● Problem details
Retype all the entries word for word, but omit the pictures.

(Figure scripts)
■ ■ ■ ■ ■ ■ ■

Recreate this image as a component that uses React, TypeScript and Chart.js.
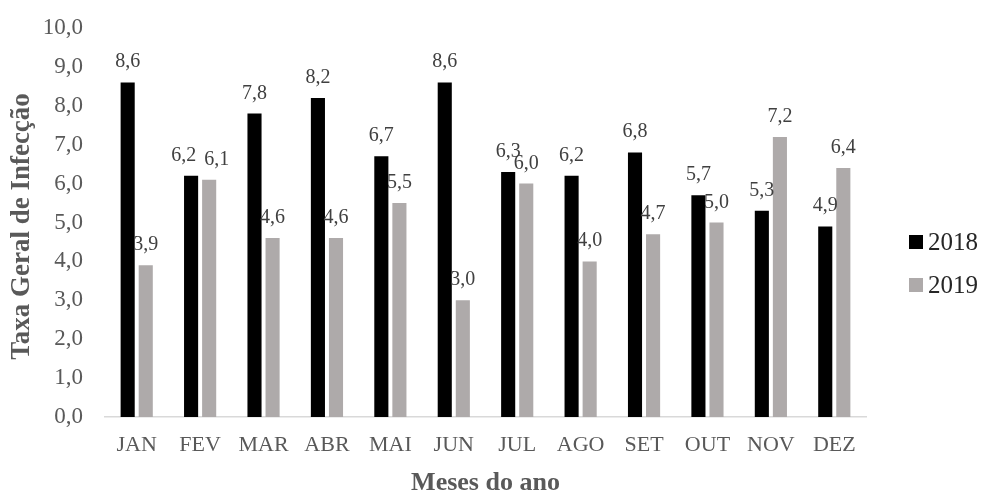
import React, { useEffect, useRef } from "react";
import { Chart, registerables } from "chart.js";

Chart.register(...registerables);

const months = ["JAN", "FEV", "MAR", "ABR", "MAI", "JUN", "JUL", "AGO", "SET", "OUT", "NOV", "DEZ"];
const rate2018 = [8.6, 6.2, 7.8, 8.2, 6.7, 8.6, 6.3, 6.2, 6.8, 5.7, 5.3, 4.9];
const rate2019 = [3.9, 6.1, 4.6, 4.6, 5.5, 3.0, 6.0, 4.0, 4.7, 5.0, 7.2, 6.4];
const seriesNames = ["2018", "2019"];
const seriesColors = ["#000000", "#AEAAAA"];
const xTitle = "Meses do ano";
const yTitle = "Taxa Geral de Infecção";

const FONT = "'Liberation Serif', 'Times New Roman', serif";
const fmt = (v: number) => v.toFixed(1).replace(".", ",");

// Value labels above each bar; the two labels of a month are pushed apart
// sideways when they would sit on top of each other.
const valueLabels = {
  id: "valueLabels",
  afterDatasetsDraw(chart: any) {
    const ctx = chart.ctx;
    ctx.save();
    ctx.font = `20px ${FONT}`;
    ctx.fillStyle = "#404040";
    ctx.textAlign = "center";
    ctx.textBaseline = "alphabetic";
    const a = chart.getDatasetMeta(0).data;
    const b = chart.getDatasetMeta(1).data;
    const da = chart.data.datasets[0].data;
    const db = chart.data.datasets[1].data;
    for (let i = 0; i < a.length; i++) {
      const ta = fmt(da[i]);
      const tb = fmt(db[i]);
      let xa = a[i].x;
      let xb = b[i].x;
      const ya = a[i].y - 15;
      const yb = b[i].y - 15;
      const wa = ctx.measureText(ta).width;
      const wb = ctx.measureText(tb).width;
      const need = (wa + wb) / 2 + 8;
      if (Math.abs(ya - yb) < 10 && xb - xa < need) {
        const mid = (xa + xb) / 2;
        xa = mid - need / 2;
        xb = mid + need / 2;
      }
      ctx.fillText(ta, xa, ya);
      ctx.fillText(tb, xb, yb);
    }
    ctx.restore();
  },
};

// Axis titles
const axisTitles = {
  id: "axisTitles",
  afterDraw(chart: any) {
    const ctx = chart.ctx;
    const area = chart.chartArea;
    ctx.save();
    ctx.fillStyle = "#595959";
    ctx.textAlign = "center";
    ctx.textBaseline = "alphabetic";
    ctx.font = `bold 26px ${FONT}`;
    ctx.fillText(xTitle, (area.left + area.right) / 2, 490);
    ctx.translate(29, (area.top + area.bottom) / 2 + 4);
    ctx.rotate(-Math.PI / 2);
    ctx.font = `bold 27px ${FONT}`;
    ctx.fillText(yTitle, 0, 0);
    ctx.restore();
  },
};

// Legend to the right of the plot
const sideLegend = {
  id: "sideLegend",
  afterDraw(chart: any) {
    const ctx = chart.ctx;
    ctx.save();
    ctx.font = `25px ${FONT}`;
    ctx.textBaseline = "middle";
    ctx.textAlign = "left";
    const x = chart.chartArea.right + 43;
    const y0 = 242;
    seriesNames.forEach((name, i) => {
      const y = y0 + i * 43;
      ctx.fillStyle = seriesColors[i];
      ctx.fillRect(x, y - 7, 14, 14);
      ctx.fillStyle = "#262626";
      ctx.fillText(name, x + 19, y + 1);
    });
    ctx.restore();
  },
};

export default function App() {
  const ref = useRef<HTMLCanvasElement>(null);
  useEffect(() => {
    if (!ref.current) return;
    const chart = new Chart(ref.current, {
      type: "bar",
      data: {
        labels: months,
        datasets: seriesNames.map((name, i) => ({
          label: name,
          data: i === 0 ? rate2018 : rate2019,
          backgroundColor: seriesColors[i],
          categoryPercentage: 0.57,
          barPercentage: 0.78,
        })),
      },
      options: {
        animation: false,
        responsive: true,
        maintainAspectRatio: false,
        layout: { padding: { top: 28, right: 116, left: 0, bottom: 0 } },
        plugins: { legend: { display: false }, tooltip: { enabled: false } },
        scales: {
          x: {
            grid: { display: false, drawTicks: false },
            border: { display: true, color: "#D9D9D9", width: 1.5 },
            ticks: { color: "#595959", font: { family: FONT, size: 22 }, padding: 15 },
            afterFit(scale: any) {
              scale.height = 75;
              scale.paddingLeft = 0;
              scale.paddingRight = 0;
            },
          },
          y: {
            min: 0,
            max: 10,
            grid: { display: false, drawTicks: false },
            border: { display: false },
            ticks: {
              stepSize: 1,
              color: "#595959",
              font: { family: FONT, size: 23 },
              padding: 22,
              callback: (v: any) => fmt(Number(v)),
            },
            afterFit(scale: any) {
              scale.width = 105;
              scale.paddingTop = 0;
              scale.paddingBottom = 0;
            },
          },
        },
      },
      plugins: [valueLabels, axisTitles, sideLegend],
    });
    return () => chart.destroy();
  }, []);
  return (
    <div style={{ position: "fixed", left: 0, top: 0, width: 982, height: 492, background: "#fff" }}>
      <canvas ref={ref} />
    </div>
  );
}
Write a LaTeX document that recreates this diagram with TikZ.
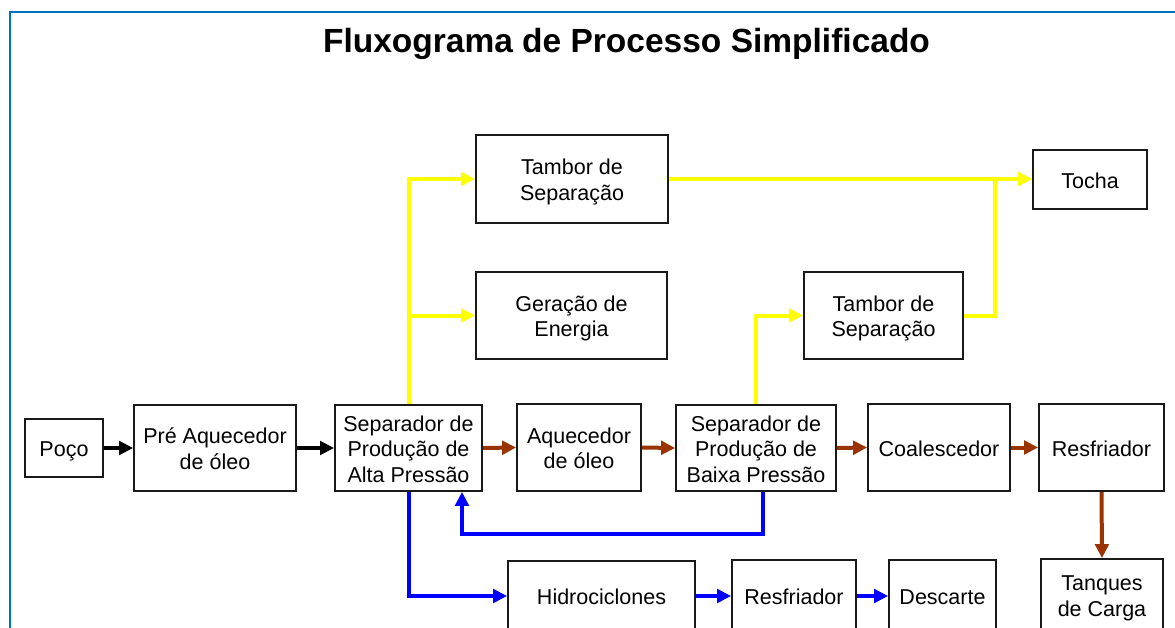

■ ■ ■ ■ ■ ■ ■

● Completed task
Recreate this image as a component that uses React, TypeScript and Chart.js.
import React, { useEffect, useRef } from "react";
import { Chart, registerables } from "chart.js";

Chart.register(...registerables);

const months = ["JAN", "FEV", "MAR", "ABR", "MAI", "JUN", "JUL", "AGO", "SET", "OUT", "NOV", "DEZ"];
const rate2018 = [8.6, 6.2, 7.8, 8.2, 6.7, 8.6, 6.3, 6.2, 6.8, 5.7, 5.3, 4.9];
const rate2019 = [3.9, 6.1, 4.6, 4.6, 5.5, 3.0, 6.0, 4.0, 4.7, 5.0, 7.2, 6.4];
const seriesNames = ["2018", "2019"];
const seriesColors = ["#000000", "#AEAAAA"];
const xTitle = "Meses do ano";
const yTitle = "Taxa Geral de Infecção";

const FONT = "'Liberation Serif', 'Times New Roman', serif";
const fmt = (v: number) => v.toFixed(1).replace(".", ",");

// Value labels above each bar; the two labels of a month are pushed apart
// sideways when they would sit on top of each other.
const valueLabels = {
  id: "valueLabels",
  afterDatasetsDraw(chart: any) {
    const ctx = chart.ctx;
    ctx.save();
    ctx.font = `20px ${FONT}`;
    ctx.fillStyle = "#404040";
    ctx.textAlign = "center";
    ctx.textBaseline = "alphabetic";
    const a = chart.getDatasetMeta(0).data;
    const b = chart.getDatasetMeta(1).data;
    const da = chart.data.datasets[0].data;
    const db = chart.data.datasets[1].data;
    for (let i = 0; i < a.length; i++) {
      const ta = fmt(da[i]);
      const tb = fmt(db[i]);
      let xa = a[i].x;
      let xb = b[i].x;
      const ya = a[i].y - 15;
      const yb = b[i].y - 15;
      const wa = ctx.measureText(ta).width;
      const wb = ctx.measureText(tb).width;
      const need = (wa + wb) / 2 + 8;
      if (Math.abs(ya - yb) < 10 && xb - xa < need) {
        const mid = (xa + xb) / 2;
        xa = mid - need / 2;
        xb = mid + need / 2;
      }
      ctx.fillText(ta, xa, ya);
      ctx.fillText(tb, xb, yb);
    }
    ctx.restore();
  },
};

// Axis titles
const axisTitles = {
  id: "axisTitles",
  afterDraw(chart: any) {
    const ctx = chart.ctx;
    const area = chart.chartArea;
    ctx.save();
    ctx.fillStyle = "#595959";
    ctx.textAlign = "center";
    ctx.textBaseline = "alphabetic";
    ctx.font = `bold 26px ${FONT}`;
    ctx.fillText(xTitle, (area.left + area.right) / 2, 490);
    ctx.translate(29, (area.top + area.bottom) / 2 + 4);
    ctx.rotate(-Math.PI / 2);
    ctx.font = `bold 27px ${FONT}`;
    ctx.fillText(yTitle, 0, 0);
    ctx.restore();
  },
};

// Legend to the right of the plot
const sideLegend = {
  id: "sideLegend",
  afterDraw(chart: any) {
    const ctx = chart.ctx;
    ctx.save();
    ctx.font = `25px ${FONT}`;
    ctx.textBaseline = "middle";
    ctx.textAlign = "left";
    const x = chart.chartArea.right + 43;
    const y0 = 242;
    seriesNames.forEach((name, i) => {
      const y = y0 + i * 43;
      ctx.fillStyle = seriesColors[i];
      ctx.fillRect(x, y - 7, 14, 14);
      ctx.fillStyle = "#262626";
      ctx.fillText(name, x + 19, y + 1);
    });
    ctx.restore();
  },
};

export default function App() {
  const ref = useRef<HTMLCanvasElement>(null);
  useEffect(() => {
    if (!ref.current) return;
    const chart = new Chart(ref.current, {
      type: "bar",
      data: {
        labels: months,
        datasets: seriesNames.map((name, i) => ({
          label: name,
          data: i === 0 ? rate2018 : rate2019,
          backgroundColor: seriesColors[i],
          categoryPercentage: 0.57,
          barPercentage: 0.78,
        })),
      },
      options: {
        animation: false,
        responsive: true,
        maintainAspectRatio: false,
        layout: { padding: { top: 28, right: 116, left: 0, bottom: 0 } },
        plugins: { legend: { display: false }, tooltip: { enabled: false } },
        scales: {
          x: {
            grid: { display: false, drawTicks: false },
            border: { display: true, color: "#D9D9D9", width: 1.5 },
            ticks: { color: "#595959", font: { family: FONT, size: 22 }, padding: 15 },
            afterFit(scale: any) {
              scale.height = 75;
              scale.paddingLeft = 0;
              scale.paddingRight = 0;
            },
          },
          y: {
            min: 0,
            max: 10,
            grid: { display: false, drawTicks: false },
            border: { display: false },
            ticks: {
              stepSize: 1,
              color: "#595959",
              font: { family: FONT, size: 23 },
              padding: 22,
              callback: (v: any) => fmt(Number(v)),
            },
            afterFit(scale: any) {
              scale.width = 105;
              scale.paddingTop = 0;
              scale.paddingBottom = 0;
            },
          },
        },
      },
      plugins: [valueLabels, axisTitles, sideLegend],
    });
    return () => chart.destroy();
  }, []);
  return (
    <div style={{ position: "fixed", left: 0, top: 0, width: 982, height: 492, background: "#fff" }}>
      <canvas ref={ref} />
    </div>
  );
}
Write a LaTeX document that recreates this diagram with TikZ.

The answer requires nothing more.